RSPCA INSPECTORS discovered 269 animals living in utterly disgusting conditions in a three-bedroom house last week
Acting on a tip-off from the public, they discovered 244 dogs, seven cats, a rabbit, a chinchilla and a variety of exotic birds. As they searched the house in Wellbank, in the Silverdale district of Carnforth, Lancashire, owned Alan and Rosalind Gregson of, were being questioned by an RSPCA team, animal welfare experts found every room, from the basement to the loft, "full to the brim with animals".
According to neighbours, noise from dogs at the property has been a constant irritant for a decade. Animal cages could be seen in the house through filthy windows. Neighbours also claimed that the floor of the house was encrusted with faeces and that the dirt and smell had attracted rats.
The Gregsons were described by one neighbour as being very private and ignoring him whenever he had tried to speak to them. Mr Gregson is believed to work as a plasterer or building labourer.
RSPCA personnel were mobilised from around the country in a two-day operation to rescue the animals, involving the use of a dozen vans.
On day one, two RSPCA inspectors, an RSPCA animal collection officer (ACO) and two dog wardens from Lancaster City Council took part.
On day two the team was seven inspectors, seven ACOs, an RSPCA superintendent, two staff from a local animal centre, two vets and the two dog wardens.
Some of the worst neglect was suffered by the dogs, which were all small to medium breeds, including Shih Tzus, Dachshunds, Lhasa Apsos, Bearded Collies, Corgis, Chihuahuas, Poodles, Pekingese and Yorkshire terriers.
The RSPCA is treating 47 dogs found to have matted coats, sores, mites and fleas at a centre in Great Ayton, North Yorkshire. Others were suffering from eye and ear conditions and one had an eye removed immediately after the raid on September 10th.
Among the birds were a macaw, an Amazonian parrot and an African Grey. There was none from an endangered species. The RSPCA sent inspectors accompanied by a dog warden from Lancashire County Council. About 25 animal welfare experts worked for two days removing the animals and fitting microchips in their necks for identification.
Most of the animals had been well fed, one inspector. said. "They all appear to have had a decent diet, which for the owners' point of view must have been as expensive as it was time-consuming."
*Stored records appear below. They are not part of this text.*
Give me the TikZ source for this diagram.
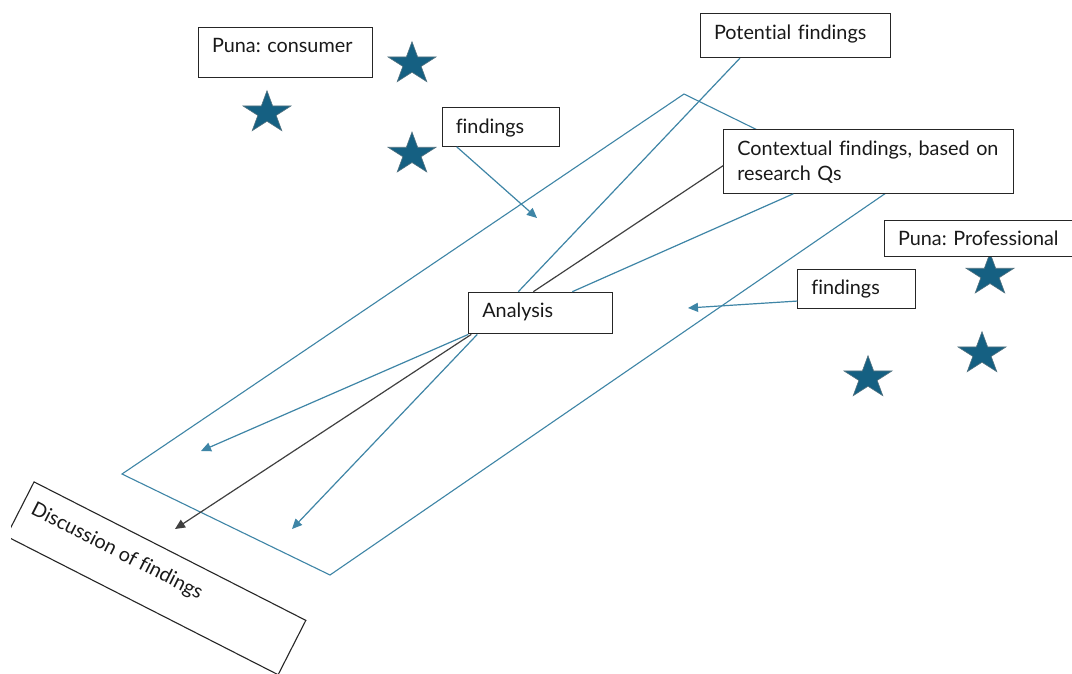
\documentclass[tikz,border=0pt]{standalone}
\usepackage{fontspec}
\setmainfont{Lato}[Ligatures={NoCommon}]
\frenchspacing
\usetikzlibrary{arrows.meta,calc}
\definecolor{accent}{HTML}{156082}
\definecolor{lineblue}{HTML}{3E85A6}
\begin{document}
\begin{tikzpicture}[x=1pt,y=-1pt,
  tbox/.style={draw=black!85, line width=1.1pt, fill=white, anchor=north west,
    inner xsep=13.5pt, inner ysep=0pt, align=left,
    font=\fontsize{19.8}{25}\selectfont, text=black!90},
  bl/.style={draw=lineblue, line width=1.2pt},
  bk/.style={draw=black!75, line width=1.2pt},
  tip/.style={-{Triangle[length=10pt,width=9pt]}},
  starshape/.style={fill=accent, draw=gray!60!accent, line width=0.6pt},
  pics/mystar/.style={code={
    \draw[starshape] (-90:25.2 and 22.1) -- (-54:9.63 and 8.44) -- (-18:25.2 and 22.1)
      -- (18:9.63 and 8.44) -- (54:25.2 and 22.1) -- (90:9.63 and 8.44)
      -- (126:25.2 and 22.1) -- (162:9.63 and 8.44) -- (198:25.2 and 22.1)
      -- (234:9.63 and 8.44) -- cycle;
  }}]
\useasboundingbox (0,0) rectangle (1072,673);
\clip (0,0) rectangle (1072,673);
\fill[white] (0,0) rectangle (1072,673);

% parallelogram
\draw[draw=lineblue, line width=1.1pt] (684,94) -- (886,193) -- (330,575) -- (122,474) -- cycle;

% stars
\path (412,63.8) pic {mystar};
\path (267,112.8) pic {mystar};
\path (412,154.1) pic {mystar};
\path (990,275.1) pic {mystar};
\path (982,353.8) pic {mystar};
\path (868,377.8) pic {mystar};

% boxes
\node[tbox, text width=147pt, text height=25pt, text depth=25pt] (cons) at (198,27) {Puna: consumer};
\node[tbox, text width=163pt, text height=26pt, text depth=18pt] (pot) at (700,13) {Potential findings};
\node[tbox, text width=90.3pt, text height=26.3pt, text depth=12.7pt] (findT) at (441.7,106.7) {findings};
\node[tbox, text width=262.4pt, text height=25.7pt, text depth=37.7pt] (ctx) at (723.3,129.3) {Contextual findings, based on\\research Qs};
\node[tbox, text width=173pt, text height=25pt, text depth=11pt] (prof) at (884,220) {Puna: Professional};
\node[tbox, text width=90.7pt, text height=24.7pt, text depth=13.7pt] (findR) at (797.3,269.3) {findings};
\node[tbox, text width=116.4pt, text height=25pt, text depth=16.6pt] (ana) at (468.3,291.7) {Analysis};

\begin{scope}
\clip (11,0) rectangle (1072,673);
\node[draw=black!85, line width=1.1pt, rotate=-27, minimum width=305pt, minimum height=61pt, inner sep=0pt] (disc) at (156.1,578.3) {};
\end{scope}
\node[rotate=-27, anchor=north west, inner xsep=11pt, inner ysep=0pt, text height=30.5pt, text depth=0pt,
  font=\fontsize{19.8}{25}\selectfont, text=black!90] (disctext) at (disc.north west) {Discussion of findings};

% connectors
\coordinate (tipFT) at (537,218);
\coordinate (tipFR) at (688,308);
\coordinate (tipA1) at (201,451);
\coordinate (tipA2) at (175,529);
\coordinate (tipA3) at (292,529);

\draw[bl,tip] ([xshift=15pt]findT.south west) -- (tipFT);
\draw[bl] ([xshift=40pt]pot.south west) -- ([xshift=50pt]ana.north west);
\draw[bk] ([yshift=-4pt]ctx.west) -- ([xshift=65pt]ana.north west);
\draw[bl] ([xshift=70pt]ctx.south west) -- ([xshift=104pt]ana.north west);
\draw[bl,tip] ([yshift=-12pt]findR.west) -- (tipFR);
\draw[bl,tip] (ana.south west) -- (tipA1);
\draw[bk,tip] ([xshift=3pt]ana.south west) -- (tipA2);
\draw[bl,tip] ([xshift=9pt]ana.south west) -- (tipA3);
\end{tikzpicture}
\end{document}
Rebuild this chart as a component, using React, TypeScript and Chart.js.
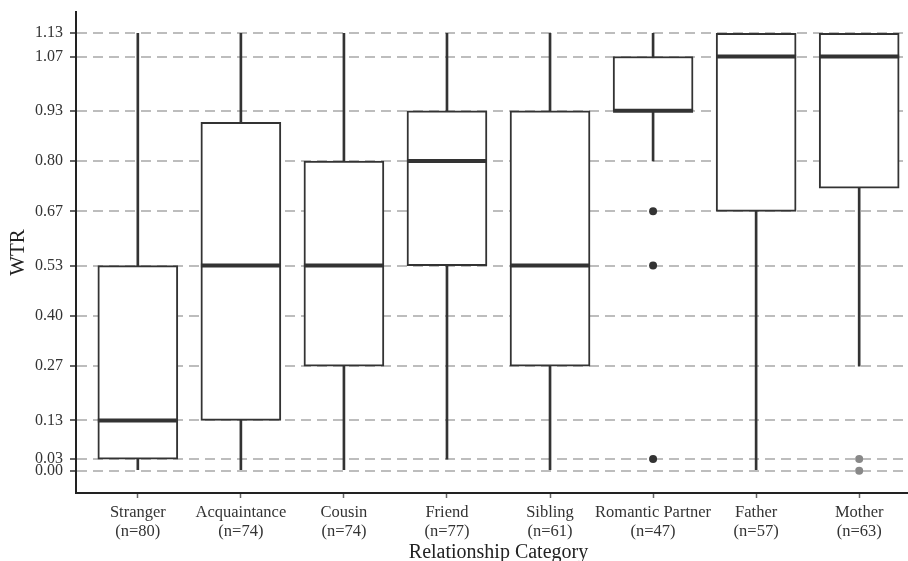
import { useEffect, useRef } from "react";
import { Chart, registerables } from "chart.js";

Chart.register(...registerables);

const categories = ["Stranger", "Acquaintance", "Cousin", "Friend", "Sibling", "Romantic Partner", "Father", "Mother"];
const sampleSizes = [80, 74, 74, 77, 61, 47, 57, 63];
const whiskerLow = [0.0, 0.0, 0.0, 0.03, 0.0, 0.8, 0.0, 0.27];
const q1 = [0.03, 0.13, 0.27, 0.53, 0.27, 0.93, 0.67, 0.73];
const median = [0.13, 0.53, 0.53, 0.8, 0.53, 0.93, 1.07, 1.07];
const q3 = [0.53, 0.9, 0.8, 0.93, 0.93, 1.07, 1.13, 1.13];
const whiskerHigh = [1.13, 1.13, 1.13, 1.13, 1.13, 1.13, 1.13, 1.13];
const outliers: number[][] = [[], [], [], [], [], [0.67, 0.53, 0.03], [], [0.03, 0.0]];
const yTicks = [0, 0.03, 0.13, 0.27, 0.4, 0.53, 0.67, 0.8, 0.93, 1.07, 1.13];

const outlierColors = ["#333", "#333", "#333", "#333", "#333", "#333", "#333", "#888"];
const FONT = "'Liberation Serif', 'DejaVu Serif', serif";

const medianPlugin = {
  id: "medians",
  afterDatasetsDraw(chart: any) {
    const { ctx, scales } = chart;
    const y = scales.y;
    const meta = chart.getDatasetMeta(1);
    ctx.save();
    ctx.beginPath();
    ctx.rect(chart.chartArea.left, chart.chartArea.top, chart.chartArea.right - chart.chartArea.left, chart.chartArea.bottom - chart.chartArea.top);
    ctx.clip();
    ctx.strokeStyle = "#333";
    ctx.lineWidth = 4;
    meta.data.forEach((bar: any, i: number) => {
      const { x, width } = bar.getProps(["x", "width"], true);
      const py = y.getPixelForValue(median[i]);
      ctx.beginPath();
      ctx.moveTo(x - width / 2, py);
      ctx.lineTo(x + width / 2, py);
      ctx.stroke();
    });
    ctx.restore();
  },
};

export default function App() {
  const ref = useRef<HTMLCanvasElement | null>(null);

  useEffect(() => {
    document.body.style.overflow = "hidden";
    const outlierData: { x: number; y: number }[] = [];
    const outlierPointColors: string[] = [];
    outliers.forEach((vals, i) => {
      vals.forEach((v) => {
        outlierData.push({ x: i, y: v });
        outlierPointColors.push(outlierColors[i]);
      });
    });

    const chart = new Chart(ref.current as HTMLCanvasElement, {
      type: "bar",
      data: {
        datasets: [
          {
            type: "bar",
            label: "whiskers",
            data: categories.map((_, i) => ({ x: i, y: [whiskerLow[i], whiskerHigh[i]] })) as any,
            backgroundColor: "#333",
            borderWidth: 0,
            barThickness: 2,
            grouped: false,
            order: 3,
          } as any,
          {
            type: "bar",
            label: "boxes",
            data: categories.map((_, i) => ({ x: i, y: [q1[i], q3[i]] })) as any,
            backgroundColor: "#ffffff",
            borderColor: "#333",
            borderWidth: 2,
            borderSkipped: false,
            barThickness: 80,
            grouped: false,
            order: 2,
          } as any,
          {
            type: "scatter",
            label: "outliers",
            data: outlierData,
            pointRadius: 4,
            pointBackgroundColor: outlierPointColors,
            pointBorderWidth: 0,
            order: 1,
          } as any,
        ],
      },
      options: {
        responsive: false,
        animation: false,
        devicePixelRatio: 1,
        layout: { padding: { top: 12, right: 0, left: 0, bottom: 0 } },
        plugins: { legend: { display: false }, tooltip: { enabled: false } },
        scales: {
          x: {
            type: "linear",
            offset: false,
            min: -0.6,
            max: 7.6,
            afterBuildTicks: (scale: any) => {
              scale.ticks = categories.map((_, i) => ({ value: i }));
            },
            afterFit: (scale: any) => {
              scale.height = 68;
              scale.paddingLeft = 0;
              scale.paddingRight = 0;
            },
            ticks: {
              autoSkip: false,
              maxRotation: 0,
              padding: 5,
              color: "#333",
              font: { family: FONT, size: 16.5, lineHeight: 1.15 },
              callback: (v: any) => [categories[v], `(n=${sampleSizes[v]})`],
            },
            grid: {
              offset: false,
              drawOnChartArea: false,
              drawTicks: true,
              tickLength: 5,
              tickColor: "#666",
              tickWidth: 1.5,
            },
            border: { color: "#222", width: 2 },
            title: {
              display: true,
              text: "Relationship Category",
              color: "#222",
              font: { family: FONT, size: 20 },
              padding: { top: 0, bottom: -4 },
            },
          } as any,
          y: {
            type: "linear",
            min: -0.0576,
            max: 1.185,
            afterBuildTicks: (scale: any) => {
              scale.ticks = yTicks.map((v) => ({ value: v }));
            },
            afterFit: (scale: any) => {
              scale.width = 76;
              scale.paddingTop = 0;
              scale.paddingBottom = 0;
            },
            ticks: {
              autoSkip: false,
              padding: 7,
              color: "#333",
              font: { family: FONT, size: 16 },
              callback: (v: any) => Number(v).toFixed(2),
            },
            grid: {
              color: "#bdbdbd",
              lineWidth: 2,
              tickColor: "#333",
              tickLength: 6,
              tickWidth: 1.5,
              tickBorderDash: [],
            },
            border: { color: "#222", width: 2, dash: [10, 6] },
            title: {
              display: true,
              text: "WTR",
              color: "#222",
              font: { family: FONT, size: 21 },
              padding: { top: 6, bottom: 0 },
            },
          } as any,
        },
      },
      plugins: [medianPlugin],
    });
    return () => chart.destroy();
  }, []);

  return (
    <div style={{ position: "fixed", left: 0, top: 0, width: 925, height: 561, background: "#fff" }}>
      <canvas ref={ref} width={925} height={561} />
    </div>
  );
}
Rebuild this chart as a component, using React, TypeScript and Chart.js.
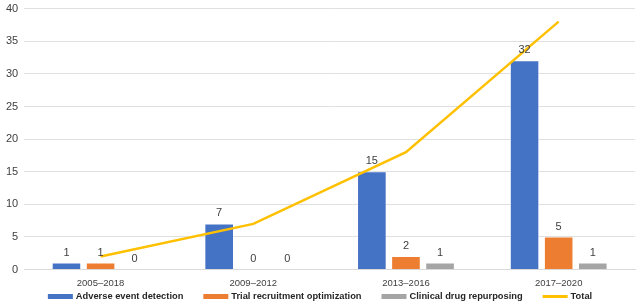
import React, { useEffect, useRef } from "react";
import { Chart, registerables } from "chart.js";
Chart.register(...registerables);

const categories = ["2005–2018", "2009–2012", "2013–2016", "2017–2020"];
const adverse = [1, 7, 15, 32];
const trial = [1, 0, 2, 5];
const repurposing = [0, 0, 1, 1];
const total = [2, 7, 18, 38];

const FONT = "'Liberation Sans', Arial, Helvetica, sans-serif";

const barLabels = {
  id: "barLabels",
  afterDatasetsDraw(chart: any) {
    const ctx = chart.ctx;
    ctx.save();
    ctx.font = `11px ${FONT}`;
    ctx.fillStyle = "#404040";
    ctx.textAlign = "center";
    ctx.textBaseline = "bottom";
    chart.data.datasets.forEach((ds: any, i: number) => {
      if (ds.type === "line") return;
      const meta = chart.getDatasetMeta(i);
      meta.data.forEach((el: any, j: number) => {
        ctx.fillText(String(ds.data[j]), el.x, el.y - 5);
      });
    });
    ctx.restore();
  },
};

const bottomLegend = {
  id: "bottomLegend",
  afterDraw(chart: any) {
    const ctx = chart.ctx;
    ctx.save();
    ctx.font = `bold 9.3px ${FONT}`;
    const items = chart.data.datasets.map((ds: any) => ({
      text: ds.label,
      color: ds.type === "line" ? ds.borderColor : ds.backgroundColor,
      line: ds.type === "line",
    }));
    const boxW = 25, gap = 3, spacing = 20;
    const widths = items.map((it: any) => boxW + gap + ctx.measureText(it.text).width);
    const totalW = widths.reduce((a: number, b: number) => a + b, 0) + spacing * (items.length - 1);
    let x = (chart.width - totalW) / 2;
    const y = 300.5;
    ctx.textBaseline = "middle";
    ctx.textAlign = "left";
    items.forEach((it: any, i: number) => {
      ctx.fillStyle = it.color;
      if (it.line) ctx.fillRect(x, y - 1.5, boxW, 3);
      else ctx.fillRect(x, y - 2.5, boxW, 5);
      ctx.fillStyle = "#262626";
      ctx.fillText(it.text, x + boxW + gap, y);
      x += widths[i] + spacing;
    });
    ctx.restore();
  },
};

export default function App() {
  const ref = useRef<HTMLCanvasElement>(null);
  useEffect(() => {
    document.body.style.margin = "0";
    const chart = new Chart(ref.current!, {
      type: "bar",
      data: {
        labels: categories,
        datasets: [
          {
            label: "Adverse event detection",
            data: adverse,
            backgroundColor: "#4472C4",
            borderColor: "#ffffff",
            borderWidth: 0.5,
            order: 1,
          },
          {
            label: "Trial recruitment optimization",
            data: trial,
            backgroundColor: "#ED7D31",
            borderColor: "#ffffff",
            borderWidth: 0.5,
            order: 1,
          },
          {
            label: "Clinical drug repurposing",
            data: repurposing,
            backgroundColor: "#A5A5A5",
            borderColor: "#ffffff",
            borderWidth: 0.5,
            order: 1,
          },
          {
            type: "line",
            label: "Total",
            data: total,
            borderColor: "#FFC000",
            backgroundColor: "#FFC000",
            borderWidth: 2.5,
            pointRadius: 0,
            tension: 0,
            order: 0,
          } as any,
        ],
      },
      options: {
        animation: false,
        responsive: false,
        maintainAspectRatio: false,
        layout: { padding: { top: 0, right: 5, left: 0, bottom: 11 } },
        datasets: { bar: { categoryPercentage: 0.67, barPercentage: 0.84 } } as any,
        scales: {
          x: {
            grid: { display: false, drawTicks: false, tickLength: 0 },
            border: { color: "#d9d9d9" },
            ticks: { font: { family: FONT, size: 9.5 }, color: "#404040", padding: 8 },
          },
          y: {
            min: 0,
            max: 40,
            ticks: { stepSize: 5, font: { family: FONT, size: 11 }, color: "#404040", padding: 6 },
            grid: { color: "#e0e0e0", lineWidth: 1, drawTicks: false },
            border: { display: false },
          },
        },
        plugins: {
          legend: { display: false },
          tooltip: { enabled: false },
        },
      },
      plugins: [barLabels, bottomLegend],
    });
    return () => chart.destroy();
  }, []);
  return (
    <canvas
      ref={ref}
      width={640}
      height={312}
      style={{ display: "block", marginTop: -4 }}
    />
  );
}
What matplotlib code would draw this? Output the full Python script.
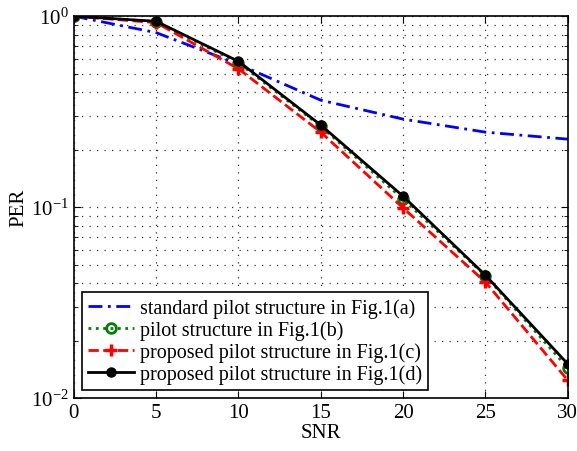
import matplotlib
matplotlib.use("Agg")
import matplotlib.pyplot as plt
from matplotlib.ticker import LogLocator, NullFormatter

plt.rcParams['font.family'] = ['Liberation Serif', 'DejaVu Serif']
plt.rcParams['mathtext.fontset'] = 'custom'
plt.rcParams['mathtext.rm'] = 'Liberation Serif'
plt.rcParams['mathtext.it'] = 'Liberation Serif'

snr = [0, 5, 10, 15, 20, 25, 30]
per_a = [1.0, 0.82, 0.56, 0.363, 0.289, 0.247, 0.227]
per_b = [1.0, 0.935, 0.57, 0.265, 0.110, 0.0437, 0.0144]
per_c = [1.0, 0.925, 0.53, 0.247, 0.099, 0.0405, 0.0124]
per_d = [1.0, 0.94, 0.58, 0.269, 0.114, 0.044, 0.0151]
labels = ['standard pilot structure in Fig.1(a)',
          'pilot structure in Fig.1(b)',
          'proposed pilot structure in Fig.1(c)',
          'proposed pilot structure in Fig.1(d)']

fig = plt.figure(figsize=(5.77, 4.52), dpi=100)
ax = fig.add_axes([0.128, 0.117, 0.856, 0.845])

ax.semilogy(snr, per_a, color='blue', linestyle=(0, (5, 2, 1, 2)), linewidth=2, label=labels[0])
ax.semilogy(snr, per_b, color='green', linestyle=':', linewidth=2, marker='o',
            markersize=7, markerfacecolor='none', markeredgewidth=2, label=labels[1])
ax.semilogy(snr, per_c, color='red', linestyle='--', linewidth=2, marker='+',
            markersize=8, markeredgewidth=2.5, label=labels[2])
ax.semilogy(snr, per_d, color='black', linestyle='-', linewidth=2, marker='o',
            markersize=6.5, label=labels[3])

ax.set_xlim(0, 30)
ax.set_ylim(1e-2, 1)
ax.set_xticks([0, 5, 10, 15, 20, 25, 30])
ax.yaxis.set_major_locator(LogLocator(base=10, numticks=10))
ax.yaxis.set_minor_locator(LogLocator(base=10, subs=range(2, 10), numticks=10))
ax.yaxis.set_minor_formatter(NullFormatter())
ax.tick_params(which='both', direction='in', top=True, right=True, labelsize=15)
ax.tick_params(which='major', length=5)
ax.tick_params(which='minor', length=3)
ax.grid(True, which='major', linestyle=(0, (1, 5)), color='0.2', linewidth=0.9)
ax.grid(True, which='minor', axis='y', linestyle=(0, (1, 5)), color='0.2', linewidth=0.9)
for s in ax.spines.values():
    s.set_linewidth(1.2)

ax.set_xlabel('SNR', fontsize=15, labelpad=1)
ax.set_ylabel('PER', fontsize=15, labelpad=2)

leg = ax.legend(loc='lower left', fontsize=14.5, fancybox=False, framealpha=1,
                edgecolor='black', borderpad=0.3, labelspacing=0.12,
                handlelength=2.3, handletextpad=0.3, borderaxespad=0.4)
leg.get_frame().set_linewidth(1.2)

fig.savefig('out.png', dpi=100)
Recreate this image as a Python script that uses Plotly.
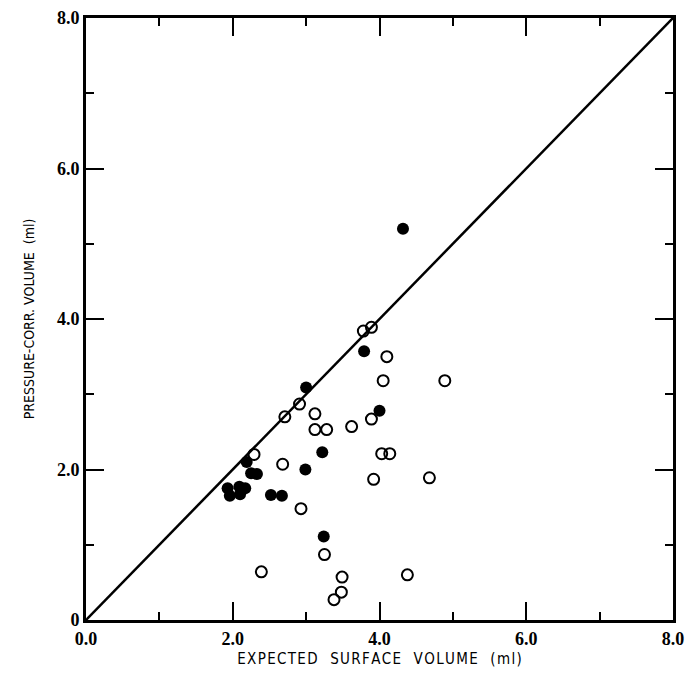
import plotly.graph_objects as go

# Open circles: expected surface volume vs pressure-corrected volume (ml)
open_x = [2.91, 2.71, 3.12, 3.89, 3.12, 3.28, 3.62, 4.03, 4.14, 2.29, 2.68, 3.92, 4.68,
          2.93, 3.25, 2.39, 3.49, 4.38, 3.48, 3.38, 3.78, 3.89, 4.10, 4.05, 4.89]
open_y = [2.87, 2.70, 2.74, 2.67, 2.53, 2.53, 2.57, 2.21, 2.21, 2.20, 2.07, 1.87, 1.89,
          1.48, 0.87, 0.64, 0.57, 0.60, 0.37, 0.27, 3.84, 3.89, 3.50, 3.18, 3.18]

# Filled circles
filled_x = [4.32, 3.79, 3.00, 4.00, 3.22, 2.19, 2.99, 2.25, 2.33, 1.93, 1.96, 2.09,
            2.17, 2.10, 2.52, 2.67, 3.24]
filled_y = [5.20, 3.57, 3.09, 2.78, 2.23, 2.10, 2.00, 1.95, 1.94, 1.75, 1.65, 1.77,
            1.75, 1.67, 1.66, 1.65, 1.11]

# Line of identity across the full axis range
identity = [0.0, 8.0]

x_tickvals = [0, 2, 4, 6, 8]
x_ticktext = ["0.0", "2.0", "4.0", "6.0", "8.0"]
y_tickvals = [0, 2, 4, 6, 8]
y_ticktext = ["0", "2.0", "4.0", "6.0", "8.0"]
minor_tickvals = [1, 3, 5, 7]

tick_font = dict(family="Liberation Sans Narrow", size=18, color="black", weight="bold")
x_title_font = dict(family="DejaVu Sans Condensed", size=15, color="black")
y_title_font = dict(family="DejaVu Sans Condensed", size=14, color="black")

fig = go.Figure()
# identity line sits on the overlay axes that carry the short intermediate ticks
fig.add_trace(go.Scatter(
    x=identity, y=identity, mode="lines", xaxis="x2", yaxis="y2",
    line=dict(color="black", width=2.5), hoverinfo="skip", showlegend=False,
))
fig.add_trace(go.Scatter(
    x=open_x, y=open_y, mode="markers",
    marker=dict(symbol="circle-open", size=11, color="black", line=dict(width=2)),
    showlegend=False,
))
fig.add_trace(go.Scatter(
    x=filled_x, y=filled_y, mode="markers",
    marker=dict(symbol="circle", size=12, color="black"),
    showlegend=False,
))

major = dict(
    range=[0, 8], showgrid=False, zeroline=False,
    showline=True, linecolor="black", linewidth=3, mirror="allticks",
    ticks="inside", ticklen=18, tickwidth=2, tickcolor="black",
    tickmode="array", tickfont=tick_font, ticklabeloverflow="allow",
)
minor = dict(
    range=[0, 8], showgrid=False, zeroline=False, showline=False,
    mirror="allticks", ticks="inside", ticklen=8, tickwidth=2, tickcolor="black",
    tickmode="array", tickvals=minor_tickvals, showticklabels=False,
)

x_title = "EXPECTED  SURFACE  VOLUME  (ml)"
y_title = "PRESSURE-CORR. VOLUME  (ml)"

fig.update_layout(
    width=692, height=682,
    margin=dict(l=86, r=8, t=14, b=62),
    plot_bgcolor="white", paper_bgcolor="white",
    xaxis=dict(tickvals=x_tickvals, ticktext=x_ticktext,
               title=dict(text="\u200a".join(x_title), font=x_title_font, standoff=6),
               **major),
    yaxis=dict(tickvals=y_tickvals, ticktext=y_ticktext,
               title=dict(text=y_title, font=y_title_font, standoff=20),
               **major),
    xaxis2=dict(overlaying="x", side="bottom", **minor),
    yaxis2=dict(overlaying="y", side="left", **minor),
)

fig.write_html("out.html")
The owners were co-operating with the inquiry and would be asked to relinquish ownership of the animals.
The RSCPA has declined to name the couple or give their address because that may prejudice a possible prosecution.
Although the RSPCA had dealt with larger numbers of animals such as an abandoned flock of sheep, this was the largest seizure of domestic animals. "We haven't come across anything like this in the past," said Chief Superintendent Hamish Rogers.
"It is a type of obsessive-compulsive disorder that certain individuals have. A lot of them believe they have a special ability to care for the animals that they believe can't survive without their input and the situation gets out of control. Many of the animals are not neutered and so they breed indiscriminately, then the keepers cannot afford to take them to the vet and it becomes part of a vicious cycle."